Demolition continues at roundhouse site

January 13, 1999|By DAN KULIN /Staff Writer

Of the four major buildings Hagerstown Roundhouse Museum members had hoped to turn into a working museum, only the semicircular roundhouse building remained untouched by wrecking crews on Wednesday, one day before a meeting being held in an attempt to save the historic landmark.

A 15,500-square-foot concrete and brick storehouse/office building was demolished Wednesday. It was one of the more structurally sound buildings at the complex, said Robert Tracey, president of the roundhouse museum.

The museum had planned to renovate the building, rent out part of it as office space and possibly move the museum into the rest of the building, said Tracey, who is a Herald-Mail Co. employee.

The museum is housed in a gray building at 300 S. Burhans Boulevard in front of the roundhouse.

On Tuesday, demolition crews razed the south erecting shop, a 30,000-square-foot brick and steel building where steam, and later diesel, locomotives once were taken for extensive repairs.

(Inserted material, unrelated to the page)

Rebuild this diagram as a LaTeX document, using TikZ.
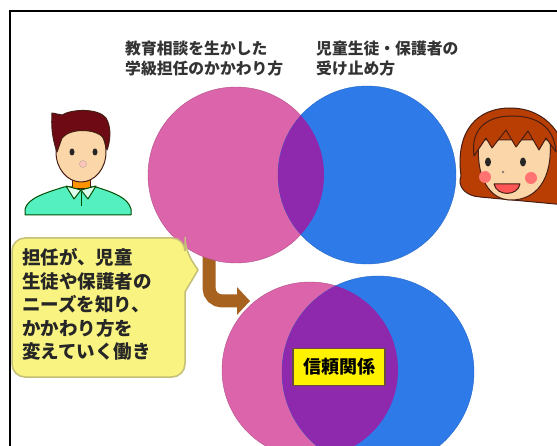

The other two buildings seen as having the most historic significance, the north erecting shop and the roundhouse, were still standing Wednesday afternoon. About one-third of a wall on the north erecting house had been taken down, however.

The demolition contractor said it could take up to three months to demolish the entire complex.

He said he would tear down the roundhouse building last, if at all. State officials are scheduled to meet today with representatives of CSX Corp., which owns the roundhouse.

U.S. Rep. Roscoe Bartlett, R-Md., is expected to mediate the closed-door meeting in Annapolis. Several state senators and delegates who represent Washington County and some roundhouse museum members are expected to attend the meeting.

CSX had offered to give the 42-acre roundhouse complex to the state if the state would indemnify CSX from future lawsuits related to the site.

State officials said no. The indemnification issue also has blocked the Hagerstown and Washington County governments from taking ownership of the property.

There has been no indication whether the state or CSX officials were willing to change their stances on the matter, prompting many involved to doubt the roundhouse will be saved.

"It would be nice. But they're at a virtual impasse," said Del. John P. Donoghue, D-Washington.

State Sen. Donald F. Munson, R-Washington, was more optimistic that a solution might be found this morning.

"I'm not convinced that tearing down the roundhouse is something that's going to happen," he said.

Munson said the decision appears to be in the hands of the Maryland Department of General Services, which so far has refused to accept liability.

Although another possible solution would be for the federal government to take the risk or pass legislation that would protect property owners from liability, he said.

Staff Writer Laura Ernde contributed to this story.